Un’altra novità della Legge di stabilità potrà aiutare i cittadini (in particolare le donne) ad avvicinarsi alla pensione. Viene infatti incrementata la possibilità di cumulare il riscatto di periodi in cui non si è lavorato ai fini previdenziali. In particolare, oltre agli anni utilizzati in università per conseguire la laurea, sarà possibile riscattare anche i periodi di maternità oppure quelli trascorsi nell’assistenza di familiari disabili. Il provvedimento previsto con un emendamento alla manovra permetterà, ovviamente, di “recuperare” i periodi antecedenti all’entrata in vigore della legge stessa. Niente da fare per le donne nate nell’ultimo trimestre del 1957 o del 1958: al momento non potranno accedere a Opzione donna. I lavori della commissione Bilancio della Camera non sono riusciti a far accogliere una delle richieste più importanti che veniva anche da esponenti della commissione Lavoro della stessa maggioranza. È stato però approvato il cosiddetto “contatore” di Opzione donna. In pratica, entro il 30 settembre del prossimo anno verrà redatto dall’Inps un monitoraggio sulle domande effettivamente presentate da chi ora ne ha diritto e sulle risorse necessarie a soddisfarle. Se ci saranno dei risparmi rispetto a quanto stanziato con la Legge di stabilità (2,5 miliardi), questi verranno usati per prorogare Opzione donna anche a chi ora ne è rimasta esclusa. Dunque ci sono italiane che dovranno aspettare quasi un anno per sapere se potranno o meno andare in pensione con Opzione donna.
Nonostante per loro sia stato appena varato l’aumento della no tax area a partire dal 2016, i pensionati restano penalizzati rispetto ai lavoratori dipendenti. Lo segnala una ricerca della Cisl, secondo cui un pensionato che guadagna da 10.000 ai 26.000 euro paga il 5% in più di Irpef dispetto a un lavoratore dipendente con pari reddito. La disparità di trattamento è dovuta al bonus da 80 euro, che, come noto, non viene percepito da pensionati e lavoratori autonomi. La ricerca del sindacato evidenzia anche che i lavoratori dipendenti che guadagnano tra i 26.000 e i 29.000 euro pagano il 5% di Irpef in più rispetto a chi sta sotto i 26.000 euro. Questo perché il bonus da 80 euro non viene da loro percepito.
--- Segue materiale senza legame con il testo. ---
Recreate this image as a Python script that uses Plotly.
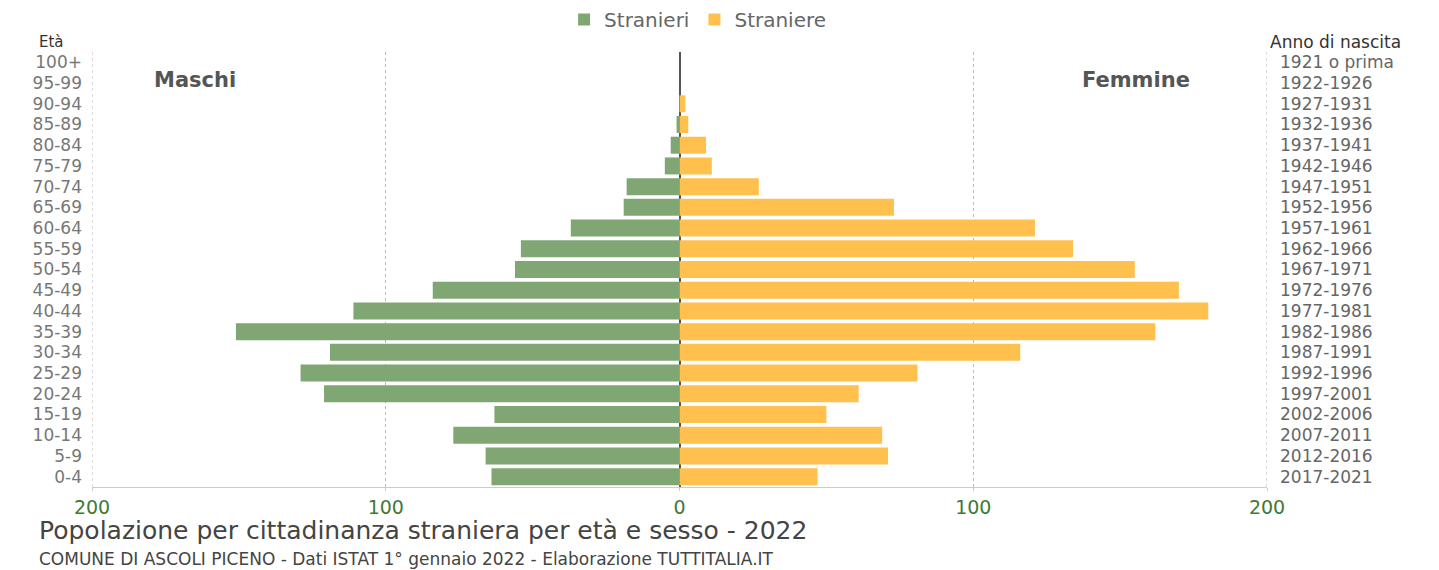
import plotly.graph_objects as go

# Age classes (bottom to top) and matching birth-year ranges
eta = ["0-4", "5-9", "10-14", "15-19", "20-24", "25-29", "30-34", "35-39",
       "40-44", "45-49", "50-54", "55-59", "60-64", "65-69", "70-74",
       "75-79", "80-84", "85-89", "90-94", "95-99", "100+"]
anno_nascita = ["2017-2021", "2012-2016", "2007-2011", "2002-2006", "1997-2001",
                "1992-1996", "1987-1991", "1982-1986", "1977-1981", "1972-1976",
                "1967-1971", "1962-1966", "1957-1961", "1952-1956", "1947-1951",
                "1942-1946", "1937-1941", "1932-1936", "1927-1931", "1922-1926",
                "1921 o prima"]

# Foreign residents by age class
stranieri = [64, 66, 77, 63, 121, 129, 119, 151, 111, 84, 56, 54, 37, 19, 18,
             5, 3, 1, 0, 0, 0]
straniere = [47, 71, 69, 50, 61, 81, 116, 162, 180, 170, 155, 134, 121, 73, 27,
             11, 9, 3, 2, 0, 0]

x_ticks = [-200, -100, 0, 100, 200]
x_tick_labels = ["200", "100", "0", "100", "200"]

VERDE = "#7fa673"
ARANCIO = "#ffc04d"
FONT = "DejaVu Sans"

fig = go.Figure()
fig.add_trace(go.Bar(
    y=eta, x=[-v for v in stranieri], orientation="h", name="Stranieri",
    marker=dict(color=VERDE, line=dict(width=0)),
))
fig.add_trace(go.Bar(
    y=eta, x=straniere, orientation="h", name="Straniere",
    marker=dict(color=ARANCIO, line=dict(width=0)),
))

n = len(eta)
fig.update_layout(
    width=1439, height=570,
    margin=dict(l=92, r=172, t=52, b=83),
    paper_bgcolor="white", plot_bgcolor="white",
    barmode="overlay", bargap=0.18,
    font=dict(family=FONT, color="#666"),
    showlegend=True,
    legend=dict(
        orientation="h", xref="container", yref="container",
        x=0.392, xanchor="left", y=1.0, yanchor="top",
        font=dict(size=20, color="#666"),
        itemwidth=30, traceorder="normal",
    ),
    xaxis=dict(
        range=[-200, 200], tickvals=x_ticks, ticktext=x_tick_labels,
        tickfont=dict(size=19, color="#3d7a35"),
        showgrid=True, gridcolor="#bbbbbb", griddash="dot", gridwidth=1,
        zeroline=True, zerolinecolor="#555555", zerolinewidth=2,
        showline=True, linecolor="#cccccc", linewidth=1,
        ticks="outside", ticklen=3, tickcolor="#cccccc",
        fixedrange=True,
    ),
    yaxis=dict(
        type="category", categoryorder="array", categoryarray=eta,
        range=[-0.5, n - 0.5],
        tickmode="array", tickvals=eta, ticktext=eta,
        tickfont=dict(size=17, color="#777"),
        ticks="", showgrid=False, zeroline=False, showline=False,
        ticklabelstandoff=9,
    ),
    yaxis2=dict(
        overlaying="y", side="right", type="linear",
        range=[-0.5, n - 0.5],
        tickmode="array", tickvals=list(range(n)), ticktext=anno_nascita,
        tickfont=dict(size=17, color="#666"),
        ticks="", showgrid=False, zeroline=False, showline=False,
        ticklabelstandoff=12,
    ),
)

# invisible trace anchoring the birth-year axis
fig.add_trace(go.Scatter(x=[0], y=[0], yaxis="y2", mode="markers",
                         marker=dict(opacity=0), showlegend=False,
                         hoverinfo="skip"))

# dotted guides at the outer ticks (plot edges)
for xv in (x_ticks[0], x_ticks[-1]):
    fig.add_shape(type="line", xref="x", yref="paper", x0=xv, x1=xv, y0=0, y1=1,
                  line=dict(color="#bbbbbb", width=1, dash="dot"), layer="below")

annots = [
    dict(text="Età", x=37, y=42, size=15, color="#333"),
    dict(text="Anno di nascita", x=1268, y=42, size=17, color="#333"),
    dict(text="<b>Maschi</b>", x=152, y=80, size=21, color="#555"),
    dict(text="<b>Femmine</b>", x=1080, y=80, size=21, color="#555"),
    dict(text="Popolazione per cittadinanza straniera per età e sesso - 2022",
         x=37, y=530, size=25, color="#444"),
    dict(text="COMUNE DI ASCOLI PICENO - Dati ISTAT 1° gennaio 2022 - Elaborazione TUTTITALIA.IT",
         x=37, y=559, size=17, color="#444"),
]
for a in annots:
    fig.add_annotation(
        text=a["text"], xref="paper", yref="paper",
        x=(a["x"] - 92) / (1439 - 92 - 172), xanchor="left",
        y=1 - (a["y"] - 52) / (570 - 52 - 83), yanchor="middle",
        showarrow=False, font=dict(family=FONT, size=a["size"], color=a["color"]),
    )

fig.write_html("out.html")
Ecco quindi che si viene a verificare una disuguaglianza verticale anche tra gli stessi lavoratori dipendenti.
La no tax area per i pensionati aumenterà l’anno prossimo, arrivando a 8.000 euro per gli over 75 e a 7.750 euro per tutti gli altri. Un provvedimento che aumenta il potere di acquisto di molti italiani, ma che non è sufficiente, secondo la Cna Pensionati. Il Presidente Giancarlo Pallanti ritiene infatti che “per avere un impatto sensibile sul reddito, la no tax area va elevata almeno a 10.000 euro”. Del resto i pensionati non usufruiscono del bonus da 80 euro e nel 40% dei casi percepiscono un assegno mensile inferiore ai 1.000 euro. Dunque, ricorda Pallanti, bisognerebbe fare qualcosa di più per loro.
L’aumento della no tax area già dal 2016 inserito nella Legge di stabilità viene accolto con favore da Susanna Camusso, che ha ricordato come si trattasse di una delle richieste della Cgil e di un importante risultato conseguito. Tuttavia, la sindacalista non nasconde che la situazione dei pensionati “non è ancora positiva”. Inoltre, la leader della Cgil ha voluto specificare che la bontà di questo provvedimento non basta a “cambiare il segno generale della manovra”, che per la Cgil era (e a questo punto rimane) negativo. – Nonostante non siano state inserite nella Legge di stabilità quelle modifiche in cui buona parte dei cittadini italiani speravano come la flessibilità in uscita, l’allargamento dell’opzione donna e la settima salvaguardia, per l’ampio bacino dei pensionati oggi sono arrivate comunque delle buone notizie. La prima riguarda l’allargamento della cosiddetta no tax area che a partire dal prossimo anno 2016 arriva fino ad 8 mila euro, consentendo così a circa 6 milioni di pensionati di non pagare tasse. La seconda è che quanti sono in possesso di pensioni minime, possono tirare un sospiro di sollievo in quanto non ci saranno effetti negativi sull’assegno di fine per il tanto temuto conguaglio delle perequazione 2014. Questo è reso possibile grazie ad un emendamento del Governo che blocca gli effetti della minore crescita effettiva della scorso anno rispetto a quello che era invece la crescita stimata. Un emendamento che complessivamente costa circa 230 milioni di euro a cui si aggiungono i 54 milioni per l’allargamento della no tax area.